Più di 500 anni prima che venisse fondata la celebre Università di Oxford, in India prosperava l’Università di Nalanda, la prima università residenziale al mondo con ben nove milioni di libri e diecimila studenti provenienti dall’Asia orientale e centrale che vi si riunirono per apprendere la logica, la matematica, la medicina e, soprattutto, i principi buddisti da alcuni degli studiosi più venerati dell’epoca.
Risalente al 427 d.C., è la più antica e rilevante università della tradizione buddista in India e, come disse il Dalai Lama, “La fonte di tutta la conoscenza [buddista] che abbiamo, è venuta dal Nalanda“.
Nalanda, uno dei più grandi centri di apprendimento del mondo antico
Negli oltre sette secoli in cui Nalanda fiorì, non esisteva nient’altro di simile al mondo: l’università indiana precedette l’Università di Oxford e l’università più antica d’Europa, quella di Bologna, di più di 500 anni.
Inoltre, l’approccio illuminato di Nalanda alla filosofia e alla religione, ha contribuito a plasmare la cultura dell’Asia anche molto tempo dopo la sua fine.
È interessante notare che i monarchi dell’Impero Gupta che fondarono l’università erano devoti indù, ma simpatizzanti nei confronti del buddismo e del suo crescente fervore intellettuale nonché degli scritti filosofici dell’epoca: le tradizioni culturali e religiose liberali che si diffusero sotto il loro regno avrebbero costituito il nucleo del curriculum accademico multidisciplinare di Nalanda, che fondeva il buddismo intellettuale con una conoscenza superiore in svariati campi.
Infatti, l’antico sistema medico indiano dell’Ayurveda fu ampiamente insegnato a Nalanda, molte istituzioni buddiste trassero ispirazione dal design del campus con cortili aperti racchiusi da sale di preghiera e aule mentre lo stucco qui prodotto influenzò l’arte ecclesiastica in Thailandia, e l’arte del metallo migrò fino in Tibet e nella penisola malese.
Ma forse l’eredità più profonda e duratura di Nalanda sono i suoi risultati in matematica e astronomia: si ipotizza che Aryabhata, considerato il padre della matematica indiana, abbia diretto l’università nel VI secolo d.C.
In più, l’università inviava regolarmente alcuni dei suoi migliori studenti e professori in Cina, Corea, Giappone, Indonesia e Sri Lanka per diffondere gli insegnamenti e la filosofia buddista: questo antico “programma di scambio culturale” ha così contribuito a diffondere e modellare il buddismo in tutta l’Asia.
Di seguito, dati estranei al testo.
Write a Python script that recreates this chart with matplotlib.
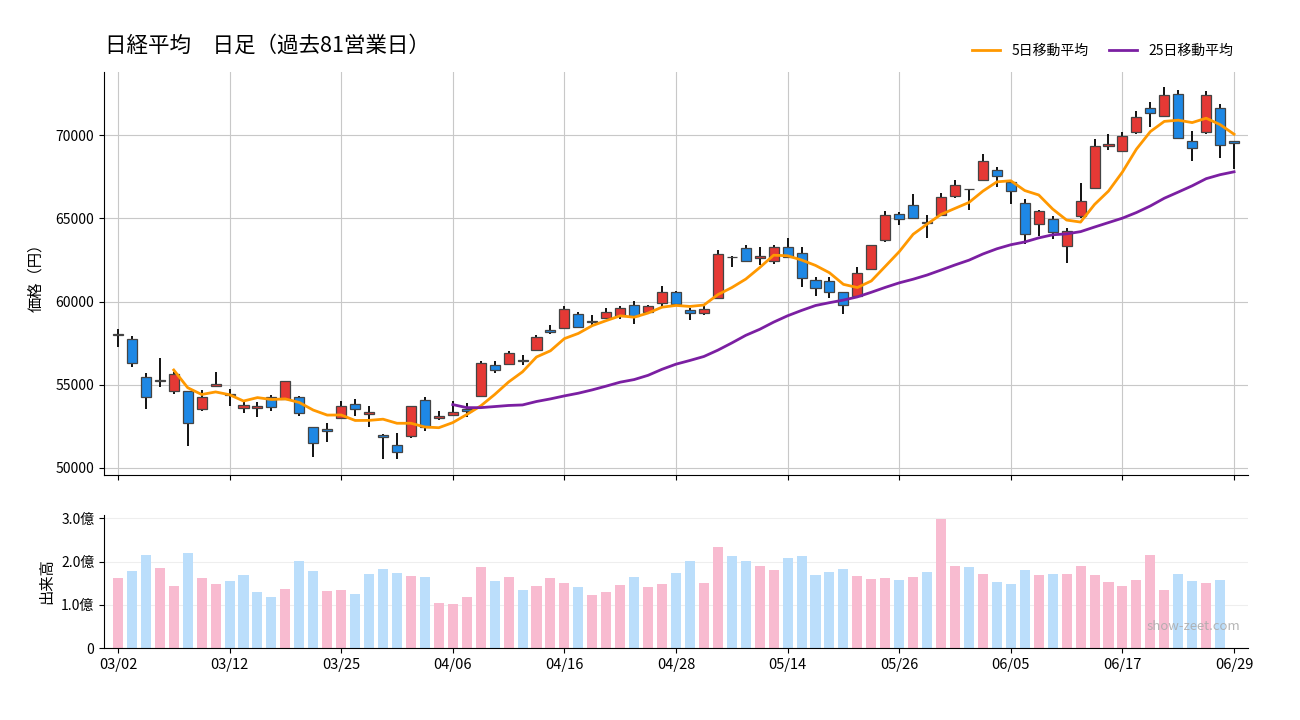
import numpy as np
import pandas as pd
import matplotlib
matplotlib.use("Agg")
import matplotlib.pyplot as plt
from matplotlib.ticker import FuncFormatter

plt.rcParams['font.family'] = ['Noto Sans CJK JP', 'DejaVu Sans']

title = "日経平均　日足（過去81営業日）"

opens = [58000, 57730, 55450, 55245, 54640, 54610, 53525, 54905, 54400, 53585,
         53585, 54245, 54125, 54245, 52445, 52340, 52985, 53825, 53225, 52000,
         51365, 51900, 54065, 52985, 53165, 53520, 54345, 56170, 56230, 56445,
         57070, 58270, 58425, 59250, 58790, 59030, 59150, 59790, 59390, 59890,
         60550, 59470, 59330, 60230, 62670, 63195, 62595, 62415, 63255, 62895,
         61275, 61215, 60550, 60350, 61935, 63675, 65235, 65775, 64800, 65175,
         66355, 66740, 67280, 67880, 67175, 65935, 64635, 64935, 63335, 65150,
         66800, 69320, 69020, 70200, 71605, 71125, 72445, 69620, 70180, 71605,
         69620]
highs = [58330, 57930, 55720, 56610, 55780, 54650, 54685, 55765, 54725, 53965,
         53965, 54400, 55245, 54325, 52480, 52685, 54040, 54160, 53725, 52040,
         52120, 53745, 54280, 53425, 54025, 53920, 56445, 56445, 57045, 56785,
         57990, 58590, 59730, 59370, 59170, 59610, 59730, 60030, 59770, 60950,
         60630, 59610, 59730, 63090, 62730, 63395, 63275, 63395, 63815, 63275,
         61490, 61490, 60550, 62090, 63415, 65435, 65375, 66475, 65175, 66495,
         67300, 66760, 68860, 68080, 67300, 66155, 65495, 65135, 64395, 67115,
         69760, 70060, 70180, 71440, 71980, 72900, 72700, 70240, 72640, 71860,
         69620]
lows = [57250, 56050, 53560, 54880, 54440, 51320, 53440, 54880, 53720, 53285,
        53080, 53440, 54085, 53125, 50640, 51560, 52960, 53125, 52480, 50520,
        50520, 51820, 52220, 52885, 53165, 53080, 54325, 55725, 56210, 56185,
        57000, 58050, 58365, 58450, 58590, 58950, 58970, 58630, 59230, 59590,
        59750, 58890, 59210, 60150, 62090, 62375, 62190, 62270, 62655, 60890,
        60350, 60230, 59265, 60290, 61875, 63555, 64610, 65010, 63830, 65155,
        66235, 65495, 67255, 66895, 65875, 63435, 63915, 63735, 62330, 65030,
        66755, 69120, 68990, 70080, 70500, 71065, 69800, 68455, 70040, 68635,
        67975]
closes = [58000, 56290, 54250, 55245, 55650, 52680, 54250, 55025, 54400, 53765,
          53705, 53680, 55205, 53320, 51485, 52205, 53705, 53560, 53345, 51845,
          50980, 53705, 52445, 53125, 53380, 53400, 56290, 55870, 56890, 56445,
          57850, 58150, 59530, 58450, 58790, 59350, 59590, 59110, 59710, 60550,
          59870, 59290, 59530, 62835, 62670, 62415, 62750, 63255, 62655, 61395,
          60795, 60550, 59770, 61695, 63375, 65175, 64960, 65010, 64740, 66295,
          66980, 66740, 68420, 67520, 66620, 64035, 65415, 64190, 64215, 66015,
          69320, 69440, 69920, 71065, 71305, 72385, 69800, 69200, 72385, 69380,
          69500]
# 出来高（億株）: the last day has no volume bar
volumes = [1.63, 1.79, 2.16, 1.86, 1.44, 2.21, 1.63, 1.49, 1.56, 1.70,
           1.30, 1.19, 1.37, 2.02, 1.79, 1.33, 1.35, 1.26, 1.72, 1.84,
           1.74, 1.67, 1.65, 1.05, 1.02, 1.19, 1.88, 1.56, 1.65, 1.35,
           1.44, 1.63, 1.51, 1.42, 1.23, 1.30, 1.47, 1.65, 1.42, 1.49,
           1.74, 2.02, 1.51, 2.33, 2.14, 2.02, 1.91, 1.81, 2.09, 2.14,
           1.70, 1.77, 1.84, 1.67, 1.60, 1.63, 1.58, 1.65, 1.77, 2.98,
           1.91, 1.88, 1.72, 1.53, 1.49, 1.81, 1.70, 1.72, 1.72, 1.91,
           1.70, 1.53, 1.44, 1.58, 2.16, 1.35, 1.72, 1.56, 1.51, 1.58,
           np.nan]

tick_labels = ["03/02", "03/12", "03/25", "04/06", "04/16", "04/28",
               "05/14", "05/26", "06/05", "06/17", "06/29"]
tick_positions = [0, 8, 16, 24, 32, 40, 48, 56, 64, 72, 80]

o = np.array(opens, float)
h = np.array(highs, float)
l = np.array(lows, float)
c = np.array(closes, float)
v = np.array(volumes, float) * 1e8
x = np.arange(len(c))

ma5 = pd.Series(c).rolling(5).mean()
ma25 = pd.Series(c).rolling(25).mean()

RED = "#e53935"
BLUE = "#1e88e5"
DOJI = "#5d4037"
PINK = "#f8bbd0"
LBLUE = "#bbdefb"

fig = plt.figure(figsize=(13, 7.2), dpi=100)
ax = fig.add_axes([0.08, 0.3403, 0.88, 0.5597])
axv = fig.add_axes([0.08, 0.10, 0.88, 0.1847])

ax.set_axisbelow(True)
ax.grid(True, color="#c8c8c8", linewidth=0.8)

ax.vlines(x, l, h, color="#111111", linewidth=1.4, zorder=2)
body_col = [RED if cc > oo else (BLUE if cc < oo else DOJI) for oo, cc in zip(o, c)]
bottoms = np.minimum(o, c)
heights = np.maximum(np.abs(c - o), 25)
ax.bar(x, heights, bottom=bottoms, width=0.72, color=body_col,
       edgecolor="#444444", linewidth=0.9, zorder=3)

ax.plot(x, ma5, color="#ff9800", linewidth=2, label="5日移動平均", zorder=4)
ax.plot(x, ma25, color="#7b1fa2", linewidth=2, label="25日移動平均", zorder=4)

ax.set_xlim(-1, 81)
ax.set_ylim(49580, 73790)
ax.set_yticks([50000, 55000, 60000, 65000, 70000])
ax.set_yticklabels(["50000", "55000", "60000", "65000", "70000"], fontsize=10)
ax.set_xticks(tick_positions)
ax.set_xticklabels([])
ax.set_ylabel("価格（円）", fontsize=11, labelpad=8)
for s in ["top", "right"]:
    ax.spines[s].set_visible(False)

prev = np.concatenate([[c[0] - 1], c[:-1]])
vol_col = [PINK if cc >= pp else LBLUE for cc, pp in zip(c, prev)]
axv.set_axisbelow(True)
axv.grid(True, axis="y", color="#eeeeee", linewidth=0.8)
axv.bar(x, v, width=0.72, color=vol_col, zorder=2)
axv.set_xlim(-1, 81)
axv.set_ylim(0, 3.08e8)
axv.set_yticks([0, 1e8, 2e8, 3e8])
axv.yaxis.set_major_formatter(FuncFormatter(lambda val, p: "0" if val == 0 else f"{val/1e8:.1f}億"))
axv.tick_params(axis="y", labelsize=10)
axv.set_xticks(tick_positions)
axv.set_xticklabels(tick_labels, fontsize=10.5)
axv.set_ylabel("出来高", fontsize=11)
for s in ["top", "right"]:
    axv.spines[s].set_visible(False)
axv.text(0.993, 0.16, "show-zeet.com", transform=axv.transAxes, ha="right",
         va="center", fontsize=9.5, color="#aaaaaa", alpha=0.85, zorder=5)

fig.text(0.081, 0.937, title, fontsize=15.5, ha="left", va="center")
fig.legend(loc="upper right", bbox_to_anchor=(0.958, 0.957), ncol=2, frameon=False,
           fontsize=10, handlelength=2, columnspacing=1.5)

fig.savefig("out.png", dpi=100)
L’epilogo e il riconoscimento a Patrimonio UNESCO
Nel 1190, Nalanda venne distrutta da una truppa di predoni invasori guidati dal generale turco-afghano Bakhtiyar Khilji, che cercò di estinguere il centro buddista della conoscenza durante la sua conquista dell’India settentrionale e orientale: il campus era così vasto che si narra che l’incendio appiccato dagli aggressori sia durato per tre mesi.
Oggi, il sito archeologico di 23 ettari è probabilmente una mera frazione del campus originale, ma passeggiare al cospetto delle rovine di templi e monasteri evoca la sensazione di come doveva essere apprendere in tale luogo leggendario.
Come in ogni università d’élite, l’ammissione era difficile: gli aspiranti studenti dovevano impegnarsi in un rigoroso colloquio con i migliori professori di Nalanda ma chi aveva la fortuna di entrare poteva imparare dai più venerati maestri buddisti di quei tempi, come Dharmapala e Silabhadra.
I nove milioni di manoscritti di foglie di palma redatti a mano della biblioteca erano il più ricco deposito di saggezza buddista al mondo: purtroppo, soltanto pochi tra i volumi di foglie di palma e fogli di legno dipinti sopravvissero all’incendio, salvati dai monaci in fuga. Ora sono custoditi presso il Los Angeles County Museum of Art e il Museo Yarlung in Tibet.
Nel corso dei sei secoli successivi all’invasione (per cui non è facile stabilire una causa), Nalanda sprofondò gradualmente nell’oblio e rimase sepolta fino a quando venne “scoperta” dal geometra scozzese Francis Buchanan-Hamilton nel 1812 e identificata come “l’antica Università di Nalanda” da Sir Alexander Cunningham nel 1861.
Oggi, le rovine del Grande Monumento dal glorioso passato vantano l’ambito riconoscimento come Patrimonio UNESCO.